» WHAT THE TASK ASKS
From the listing that follows, output everything exactly except the pictures.

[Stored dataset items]
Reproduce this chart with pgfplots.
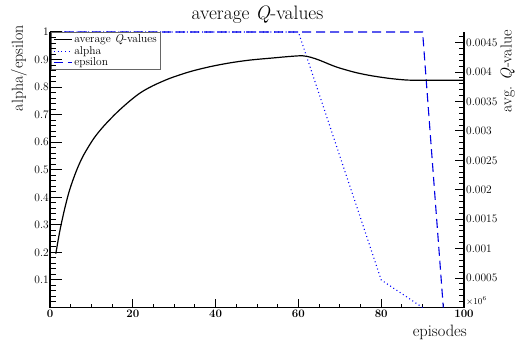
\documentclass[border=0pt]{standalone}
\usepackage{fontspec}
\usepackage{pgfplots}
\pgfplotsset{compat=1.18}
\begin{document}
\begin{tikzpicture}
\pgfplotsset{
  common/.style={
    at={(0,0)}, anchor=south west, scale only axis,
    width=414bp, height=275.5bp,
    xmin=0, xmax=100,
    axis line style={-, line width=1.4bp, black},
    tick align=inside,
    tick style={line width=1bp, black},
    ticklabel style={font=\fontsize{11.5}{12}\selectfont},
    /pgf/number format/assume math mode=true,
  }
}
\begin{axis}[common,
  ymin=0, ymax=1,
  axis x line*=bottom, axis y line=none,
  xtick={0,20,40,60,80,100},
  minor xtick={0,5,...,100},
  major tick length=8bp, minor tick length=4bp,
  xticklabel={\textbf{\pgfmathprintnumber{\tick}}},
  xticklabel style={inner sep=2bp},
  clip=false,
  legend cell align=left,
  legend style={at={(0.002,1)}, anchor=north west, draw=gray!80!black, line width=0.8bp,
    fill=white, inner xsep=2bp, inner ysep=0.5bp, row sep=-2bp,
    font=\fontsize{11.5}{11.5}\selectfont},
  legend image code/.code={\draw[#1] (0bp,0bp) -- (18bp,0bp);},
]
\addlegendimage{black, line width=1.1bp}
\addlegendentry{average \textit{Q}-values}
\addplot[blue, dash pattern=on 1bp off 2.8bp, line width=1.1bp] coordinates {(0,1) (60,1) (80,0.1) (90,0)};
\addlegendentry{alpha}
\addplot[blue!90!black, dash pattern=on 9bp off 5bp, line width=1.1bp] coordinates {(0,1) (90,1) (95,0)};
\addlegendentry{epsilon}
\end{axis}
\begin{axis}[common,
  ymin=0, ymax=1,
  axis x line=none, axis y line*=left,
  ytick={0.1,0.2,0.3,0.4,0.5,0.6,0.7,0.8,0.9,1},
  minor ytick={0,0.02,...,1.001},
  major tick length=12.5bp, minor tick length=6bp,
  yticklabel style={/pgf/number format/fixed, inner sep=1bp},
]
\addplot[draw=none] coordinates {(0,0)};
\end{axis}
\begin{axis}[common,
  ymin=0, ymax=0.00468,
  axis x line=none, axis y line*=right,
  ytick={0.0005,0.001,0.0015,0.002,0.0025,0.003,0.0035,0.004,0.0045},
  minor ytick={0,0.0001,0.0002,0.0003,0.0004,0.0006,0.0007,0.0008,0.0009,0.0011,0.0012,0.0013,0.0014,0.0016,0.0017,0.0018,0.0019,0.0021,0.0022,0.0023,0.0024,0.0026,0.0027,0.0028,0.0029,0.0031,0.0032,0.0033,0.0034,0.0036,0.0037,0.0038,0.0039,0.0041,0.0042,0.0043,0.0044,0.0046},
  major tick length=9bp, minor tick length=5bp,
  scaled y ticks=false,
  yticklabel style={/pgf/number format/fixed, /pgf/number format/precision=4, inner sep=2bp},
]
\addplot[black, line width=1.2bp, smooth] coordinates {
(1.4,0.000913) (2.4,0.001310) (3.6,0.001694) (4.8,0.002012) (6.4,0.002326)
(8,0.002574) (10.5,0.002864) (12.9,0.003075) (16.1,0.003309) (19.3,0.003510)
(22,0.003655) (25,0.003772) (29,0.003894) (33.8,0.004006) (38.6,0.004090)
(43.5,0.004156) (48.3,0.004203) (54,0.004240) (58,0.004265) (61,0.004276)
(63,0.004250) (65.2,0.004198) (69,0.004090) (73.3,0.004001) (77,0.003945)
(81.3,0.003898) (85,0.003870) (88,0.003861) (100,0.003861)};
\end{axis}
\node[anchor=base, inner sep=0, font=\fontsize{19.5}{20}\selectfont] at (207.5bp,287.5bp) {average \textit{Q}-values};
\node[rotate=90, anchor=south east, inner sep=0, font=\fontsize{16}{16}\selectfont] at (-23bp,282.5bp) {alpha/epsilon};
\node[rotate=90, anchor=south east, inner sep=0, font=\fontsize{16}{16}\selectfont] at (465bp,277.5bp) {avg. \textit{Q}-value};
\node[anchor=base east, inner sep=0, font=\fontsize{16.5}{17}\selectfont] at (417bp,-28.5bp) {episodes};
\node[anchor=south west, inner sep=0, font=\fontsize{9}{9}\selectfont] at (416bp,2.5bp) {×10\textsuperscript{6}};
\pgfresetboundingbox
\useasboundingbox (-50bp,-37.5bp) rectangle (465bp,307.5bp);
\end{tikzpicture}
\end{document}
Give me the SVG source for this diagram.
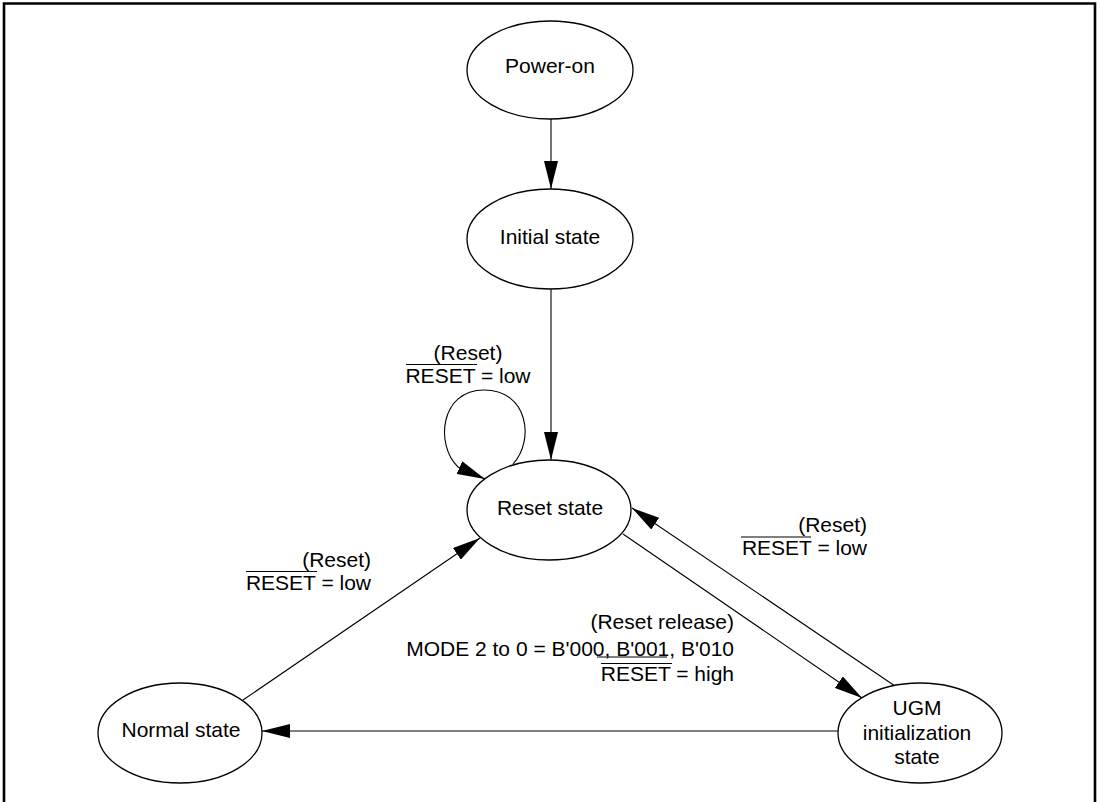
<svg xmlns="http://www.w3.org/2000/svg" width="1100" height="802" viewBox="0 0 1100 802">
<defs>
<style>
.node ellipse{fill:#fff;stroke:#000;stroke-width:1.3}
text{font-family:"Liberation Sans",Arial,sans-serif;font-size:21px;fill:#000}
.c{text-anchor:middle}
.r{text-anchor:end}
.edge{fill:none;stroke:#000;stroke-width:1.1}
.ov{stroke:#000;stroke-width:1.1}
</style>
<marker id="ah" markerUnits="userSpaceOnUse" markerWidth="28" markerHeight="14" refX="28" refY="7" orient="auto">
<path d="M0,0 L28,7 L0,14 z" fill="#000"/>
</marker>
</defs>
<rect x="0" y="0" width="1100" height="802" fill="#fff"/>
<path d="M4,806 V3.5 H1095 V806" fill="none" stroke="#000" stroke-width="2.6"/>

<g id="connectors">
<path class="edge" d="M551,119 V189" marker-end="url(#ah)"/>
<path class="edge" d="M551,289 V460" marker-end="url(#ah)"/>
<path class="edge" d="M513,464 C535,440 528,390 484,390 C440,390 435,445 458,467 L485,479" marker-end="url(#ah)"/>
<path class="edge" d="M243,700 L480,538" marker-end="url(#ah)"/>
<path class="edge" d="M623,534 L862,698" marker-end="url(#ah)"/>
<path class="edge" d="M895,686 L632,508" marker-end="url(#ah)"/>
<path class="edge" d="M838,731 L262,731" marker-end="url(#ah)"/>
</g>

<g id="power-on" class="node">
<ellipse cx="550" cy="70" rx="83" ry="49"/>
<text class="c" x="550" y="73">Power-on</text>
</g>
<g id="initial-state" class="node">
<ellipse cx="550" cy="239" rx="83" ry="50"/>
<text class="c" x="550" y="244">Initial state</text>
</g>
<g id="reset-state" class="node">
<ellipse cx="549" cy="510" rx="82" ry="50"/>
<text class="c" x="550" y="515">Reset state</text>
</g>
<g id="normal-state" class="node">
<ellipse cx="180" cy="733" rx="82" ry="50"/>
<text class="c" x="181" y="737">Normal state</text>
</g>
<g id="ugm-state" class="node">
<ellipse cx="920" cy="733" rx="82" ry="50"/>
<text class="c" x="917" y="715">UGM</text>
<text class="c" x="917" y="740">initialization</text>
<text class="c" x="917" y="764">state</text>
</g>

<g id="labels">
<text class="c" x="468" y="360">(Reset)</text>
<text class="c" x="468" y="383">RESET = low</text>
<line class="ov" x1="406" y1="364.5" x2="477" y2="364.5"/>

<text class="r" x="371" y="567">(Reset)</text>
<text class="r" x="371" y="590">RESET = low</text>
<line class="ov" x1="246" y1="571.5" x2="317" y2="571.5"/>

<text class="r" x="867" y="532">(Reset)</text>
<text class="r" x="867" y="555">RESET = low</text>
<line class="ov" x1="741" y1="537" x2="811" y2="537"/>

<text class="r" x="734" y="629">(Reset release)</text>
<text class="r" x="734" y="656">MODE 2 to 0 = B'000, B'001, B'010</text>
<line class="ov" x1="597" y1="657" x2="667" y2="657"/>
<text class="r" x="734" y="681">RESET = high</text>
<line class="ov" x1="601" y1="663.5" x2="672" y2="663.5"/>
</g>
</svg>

» EXERCISE RESULT
Reproduce this chart with pgfplots.
\documentclass[border=0pt]{standalone}
\usepackage{fontspec}
\usepackage{pgfplots}
\pgfplotsset{compat=1.18}
\begin{document}
\begin{tikzpicture}
\pgfplotsset{
  common/.style={
    at={(0,0)}, anchor=south west, scale only axis,
    width=414bp, height=275.5bp,
    xmin=0, xmax=100,
    axis line style={-, line width=1.4bp, black},
    tick align=inside,
    tick style={line width=1bp, black},
    ticklabel style={font=\fontsize{11.5}{12}\selectfont},
    /pgf/number format/assume math mode=true,
  }
}
\begin{axis}[common,
  ymin=0, ymax=1,
  axis x line*=bottom, axis y line=none,
  xtick={0,20,40,60,80,100},
  minor xtick={0,5,...,100},
  major tick length=8bp, minor tick length=4bp,
  xticklabel={\textbf{\pgfmathprintnumber{\tick}}},
  xticklabel style={inner sep=2bp},
  clip=false,
  legend cell align=left,
  legend style={at={(0.002,1)}, anchor=north west, draw=gray!80!black, line width=0.8bp,
    fill=white, inner xsep=2bp, inner ysep=0.5bp, row sep=-2bp,
    font=\fontsize{11.5}{11.5}\selectfont},
  legend image code/.code={\draw[#1] (0bp,0bp) -- (18bp,0bp);},
]
\addlegendimage{black, line width=1.1bp}
\addlegendentry{average \textit{Q}-values}
\addplot[blue, dash pattern=on 1bp off 2.8bp, line width=1.1bp] coordinates {(0,1) (60,1) (80,0.1) (90,0)};
\addlegendentry{alpha}
\addplot[blue!90!black, dash pattern=on 9bp off 5bp, line width=1.1bp] coordinates {(0,1) (90,1) (95,0)};
\addlegendentry{epsilon}
\end{axis}
\begin{axis}[common,
  ymin=0, ymax=1,
  axis x line=none, axis y line*=left,
  ytick={0.1,0.2,0.3,0.4,0.5,0.6,0.7,0.8,0.9,1},
  minor ytick={0,0.02,...,1.001},
  major tick length=12.5bp, minor tick length=6bp,
  yticklabel style={/pgf/number format/fixed, inner sep=1bp},
]
\addplot[draw=none] coordinates {(0,0)};
\end{axis}
\begin{axis}[common,
  ymin=0, ymax=0.00468,
  axis x line=none, axis y line*=right,
  ytick={0.0005,0.001,0.0015,0.002,0.0025,0.003,0.0035,0.004,0.0045},
  minor ytick={0,0.0001,0.0002,0.0003,0.0004,0.0006,0.0007,0.0008,0.0009,0.0011,0.0012,0.0013,0.0014,0.0016,0.0017,0.0018,0.0019,0.0021,0.0022,0.0023,0.0024,0.0026,0.0027,0.0028,0.0029,0.0031,0.0032,0.0033,0.0034,0.0036,0.0037,0.0038,0.0039,0.0041,0.0042,0.0043,0.0044,0.0046},
  major tick length=9bp, minor tick length=5bp,
  scaled y ticks=false,
  yticklabel style={/pgf/number format/fixed, /pgf/number format/precision=4, inner sep=2bp},
]
\addplot[black, line width=1.2bp, smooth] coordinates {
(1.4,0.000913) (2.4,0.001310) (3.6,0.001694) (4.8,0.002012) (6.4,0.002326)
(8,0.002574) (10.5,0.002864) (12.9,0.003075) (16.1,0.003309) (19.3,0.003510)
(22,0.003655) (25,0.003772) (29,0.003894) (33.8,0.004006) (38.6,0.004090)
(43.5,0.004156) (48.3,0.004203) (54,0.004240) (58,0.004265) (61,0.004276)
(63,0.004250) (65.2,0.004198) (69,0.004090) (73.3,0.004001) (77,0.003945)
(81.3,0.003898) (85,0.003870) (88,0.003861) (100,0.003861)};
\end{axis}
\node[anchor=base, inner sep=0, font=\fontsize{19.5}{20}\selectfont] at (207.5bp,287.5bp) {average \textit{Q}-values};
\node[rotate=90, anchor=south east, inner sep=0, font=\fontsize{16}{16}\selectfont] at (-23bp,282.5bp) {alpha/epsilon};
\node[rotate=90, anchor=south east, inner sep=0, font=\fontsize{16}{16}\selectfont] at (465bp,277.5bp) {avg. \textit{Q}-value};
\node[anchor=base east, inner sep=0, font=\fontsize{16.5}{17}\selectfont] at (417bp,-28.5bp) {episodes};
\node[anchor=south west, inner sep=0, font=\fontsize{9}{9}\selectfont] at (416bp,2.5bp) {×10\textsuperscript{6}};
\pgfresetboundingbox
\useasboundingbox (-50bp,-37.5bp) rectangle (465bp,307.5bp);
\end{tikzpicture}
\end{document}
Give me the SVG source for this diagram.
<svg xmlns="http://www.w3.org/2000/svg" width="1100" height="802" viewBox="0 0 1100 802">
<defs>
<style>
.node ellipse{fill:#fff;stroke:#000;stroke-width:1.3}
text{font-family:"Liberation Sans",Arial,sans-serif;font-size:21px;fill:#000}
.c{text-anchor:middle}
.r{text-anchor:end}
.edge{fill:none;stroke:#000;stroke-width:1.1}
.ov{stroke:#000;stroke-width:1.1}
</style>
<marker id="ah" markerUnits="userSpaceOnUse" markerWidth="28" markerHeight="14" refX="28" refY="7" orient="auto">
<path d="M0,0 L28,7 L0,14 z" fill="#000"/>
</marker>
</defs>
<rect x="0" y="0" width="1100" height="802" fill="#fff"/>
<path d="M4,806 V3.5 H1095 V806" fill="none" stroke="#000" stroke-width="2.6"/>

<g id="connectors">
<path class="edge" d="M551,119 V189" marker-end="url(#ah)"/>
<path class="edge" d="M551,289 V460" marker-end="url(#ah)"/>
<path class="edge" d="M513,464 C535,440 528,390 484,390 C440,390 435,445 458,467 L485,479" marker-end="url(#ah)"/>
<path class="edge" d="M243,700 L480,538" marker-end="url(#ah)"/>
<path class="edge" d="M623,534 L862,698" marker-end="url(#ah)"/>
<path class="edge" d="M895,686 L632,508" marker-end="url(#ah)"/>
<path class="edge" d="M838,731 L262,731" marker-end="url(#ah)"/>
</g>

<g id="power-on" class="node">
<ellipse cx="550" cy="70" rx="83" ry="49"/>
<text class="c" x="550" y="73">Power-on</text>
</g>
<g id="initial-state" class="node">
<ellipse cx="550" cy="239" rx="83" ry="50"/>
<text class="c" x="550" y="244">Initial state</text>
</g>
<g id="reset-state" class="node">
<ellipse cx="549" cy="510" rx="82" ry="50"/>
<text class="c" x="550" y="515">Reset state</text>
</g>
<g id="normal-state" class="node">
<ellipse cx="180" cy="733" rx="82" ry="50"/>
<text class="c" x="181" y="737">Normal state</text>
</g>
<g id="ugm-state" class="node">
<ellipse cx="920" cy="733" rx="82" ry="50"/>
<text class="c" x="917" y="715">UGM</text>
<text class="c" x="917" y="740">initialization</text>
<text class="c" x="917" y="764">state</text>
</g>

<g id="labels">
<text class="c" x="468" y="360">(Reset)</text>
<text class="c" x="468" y="383">RESET = low</text>
<line class="ov" x1="406" y1="364.5" x2="477" y2="364.5"/>

<text class="r" x="371" y="567">(Reset)</text>
<text class="r" x="371" y="590">RESET = low</text>
<line class="ov" x1="246" y1="571.5" x2="317" y2="571.5"/>

<text class="r" x="867" y="532">(Reset)</text>
<text class="r" x="867" y="555">RESET = low</text>
<line class="ov" x1="741" y1="537" x2="811" y2="537"/>

<text class="r" x="734" y="629">(Reset release)</text>
<text class="r" x="734" y="656">MODE 2 to 0 = B'000, B'001, B'010</text>
<line class="ov" x1="597" y1="657" x2="667" y2="657"/>
<text class="r" x="734" y="681">RESET = high</text>
<line class="ov" x1="601" y1="663.5" x2="672" y2="663.5"/>
</g>
</svg>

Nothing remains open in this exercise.